Su lugar de mediadora es el que corresponde a su posición fundamental en el sacerdocio eterno, junto al mediador por esencia, Jesucristo. Tanto en el adquirir las gracias para el reino, como en el disponer a su recepción, María no actúa en cumplimiento de órdenes, mediante poder instrumental infuso: actúa en comunión de inteligencia y de voluntad con el Rey. Es menor que Él, infinitamente; pero su sitio jerárquico no es a los pies, sino a la diestra del Señor, compartiendo, con la plenitud de la gracia y de los dones, su potestad real y pontificia.
Ya veremos que el sacrificio de la Virgen no resulta de una mera adhesión subjetiva al sacrificio único de la Nueva Ley. Tampoco su mediación consiste en adherir, solamente, con movimientos internos de su amor, a la voluntad y a las gestiones restauradoras y salvíficas del Verbo encarnado. Ni debe decirse que la intervención de la Madre de Dios en los negocios del reino de su Hijo se reduzca a exponer buenos deseos, subordinados y condicionales, presentados en estilo de súplica.
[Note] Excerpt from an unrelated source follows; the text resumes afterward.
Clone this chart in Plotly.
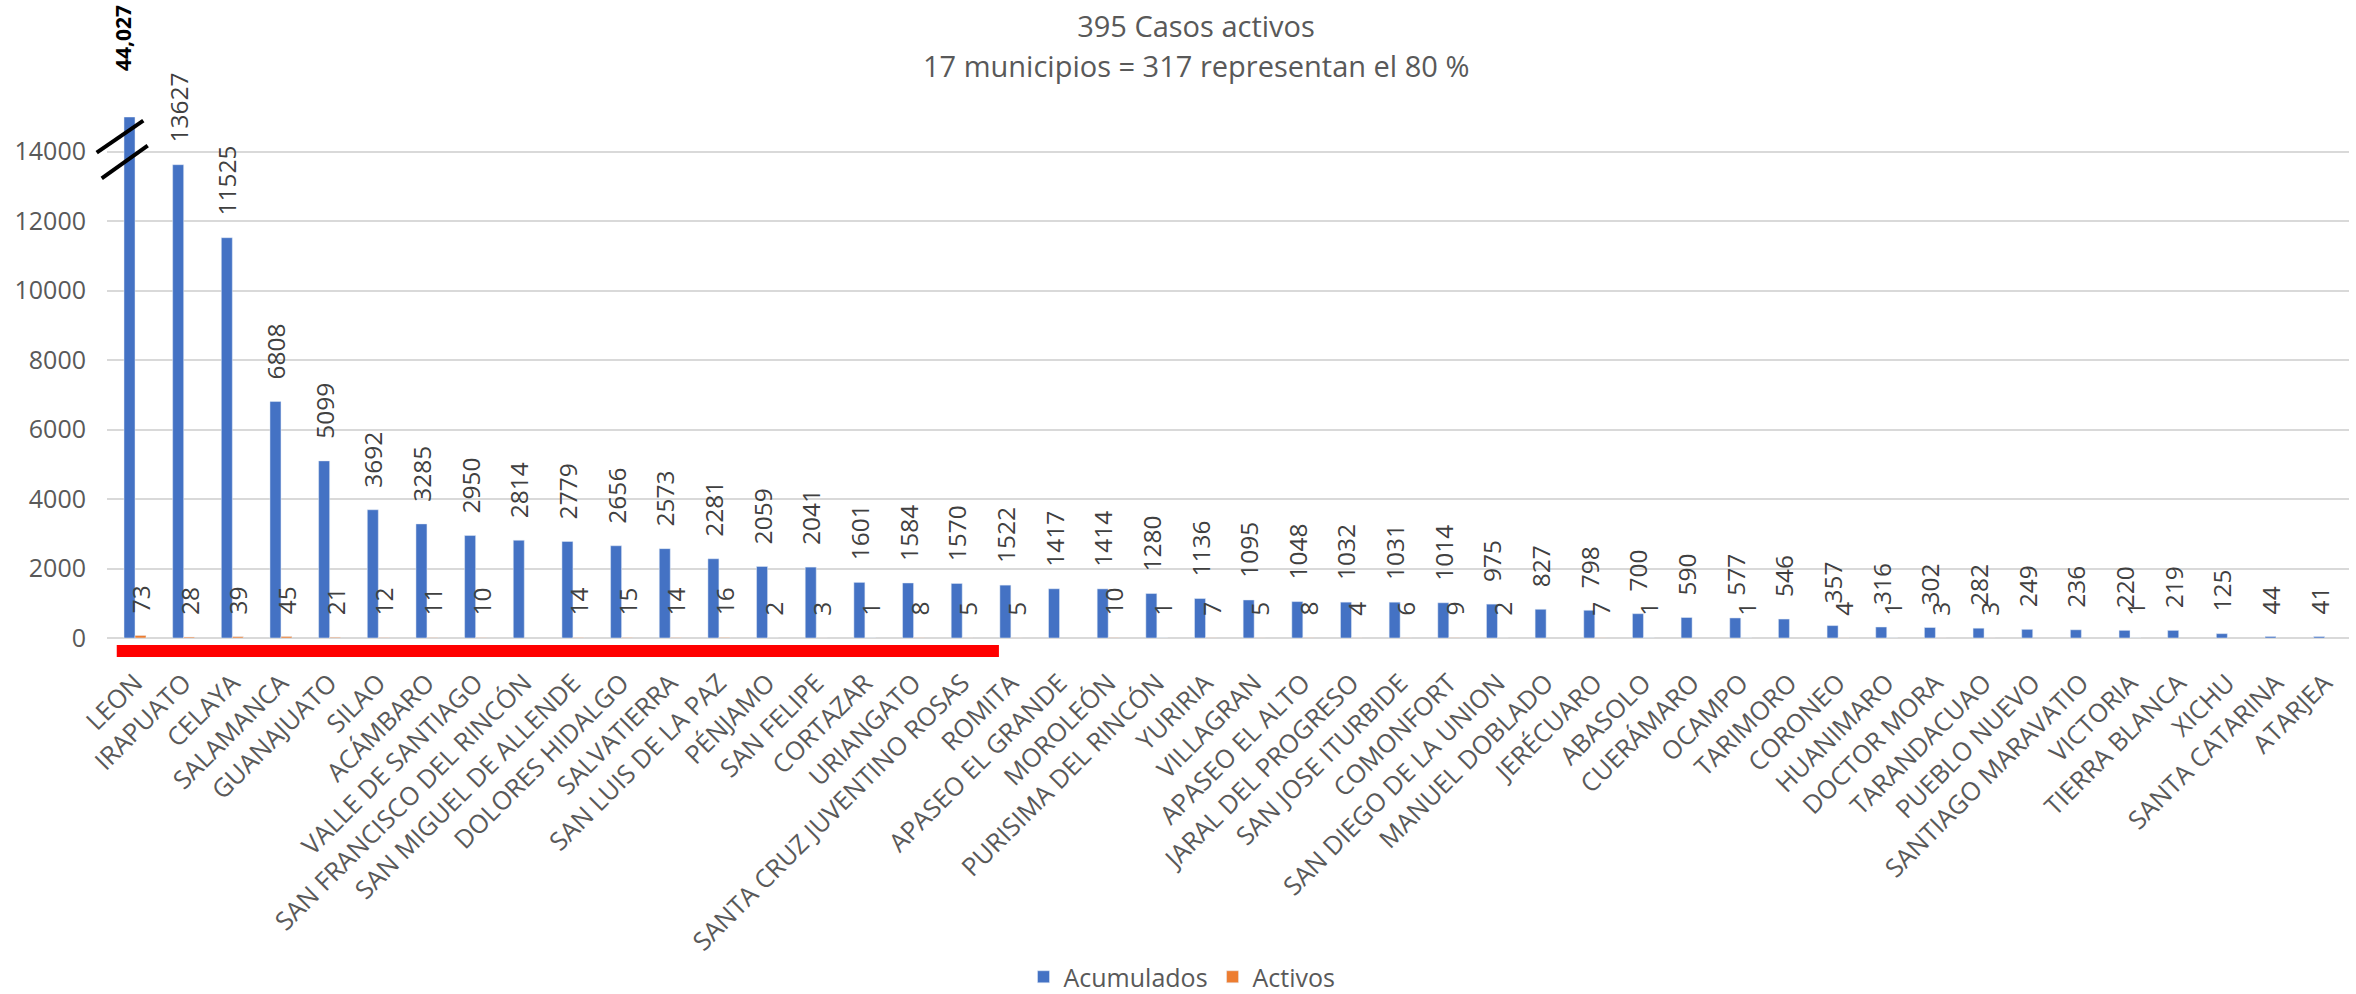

Una super omnes, proclama una antigua divisa marial burilada en lámina de oro. Desde la edad patrística, nadie niega un lugar alto y único a la Virgen. Pero puede afirmarse que la especulación teológica no consigue formular el concepto preciso de esa preeminencia, sino a partir de Duns Escoto. A la luz del carácter intrínseco de la singularidad transcendente de María, que el Doctor Sutil enseñó a comprender, conocemos que no se dan en la vida de la Virgen un episodio, una palabra, un pensamiento, que no tengan conexión — sea preparatoria, concomitante o consecuente — con la naturaleza y la obra sacerdotales de Jesús. Naturaleza y obra que son la razón de ser de la unión hipostática (ya que si bien el ministerio sacerdotal es para los hombres, el hombre, en cambio, es para el sacerdocio).
Por tanto, íntegra en su persona, y asumida en el ámbito de la máxima religación con la divinidad, la Virgen sirve positivamente a la aplicación de los bienes logrados con ella, por obra de su consorcio positivo en Nazaret, en Belén, en el Calvario. Salvada con su mente, en su seno y en sus brazos maternos la frontera de la infinitud, ella puede decir, por razón análoga a la de su Hijo: “Filius meus usque modo operatur, et ego operor[9].



[1] Lo afirma Laurentin en su gran obra, ya citada (vol. II, 148), cuyo achaque es la aplicación confusa de los diversos tipos de analogía.
[2] Fragmentariamente y de diversas maneras (polymeros kai polytrópos). Cf. Heb. I, 1.
[3] Cfr. Mt. 20, 20-23.
[4] De esta representación, aludida en varios libros del Antiguo Testamento, sólo forman conciencia algunos profetas; pero ya está implícita en la vocación de Abraham.
[5] Cfr. S. Tomás, Summa theol. III, 26, 1.
[6] Cfr. Isaías cc. 42, 45, 50, 52, 53.
[7] Luc. 1, 38.
[8] Ps. Alberto Magno, Mariale, q. 42 (opera omnia, t. 37, 81).
[9] “Mi Hijo sigue actuando todavía; y por eso, yo también”. Cf. Juan 5, 17.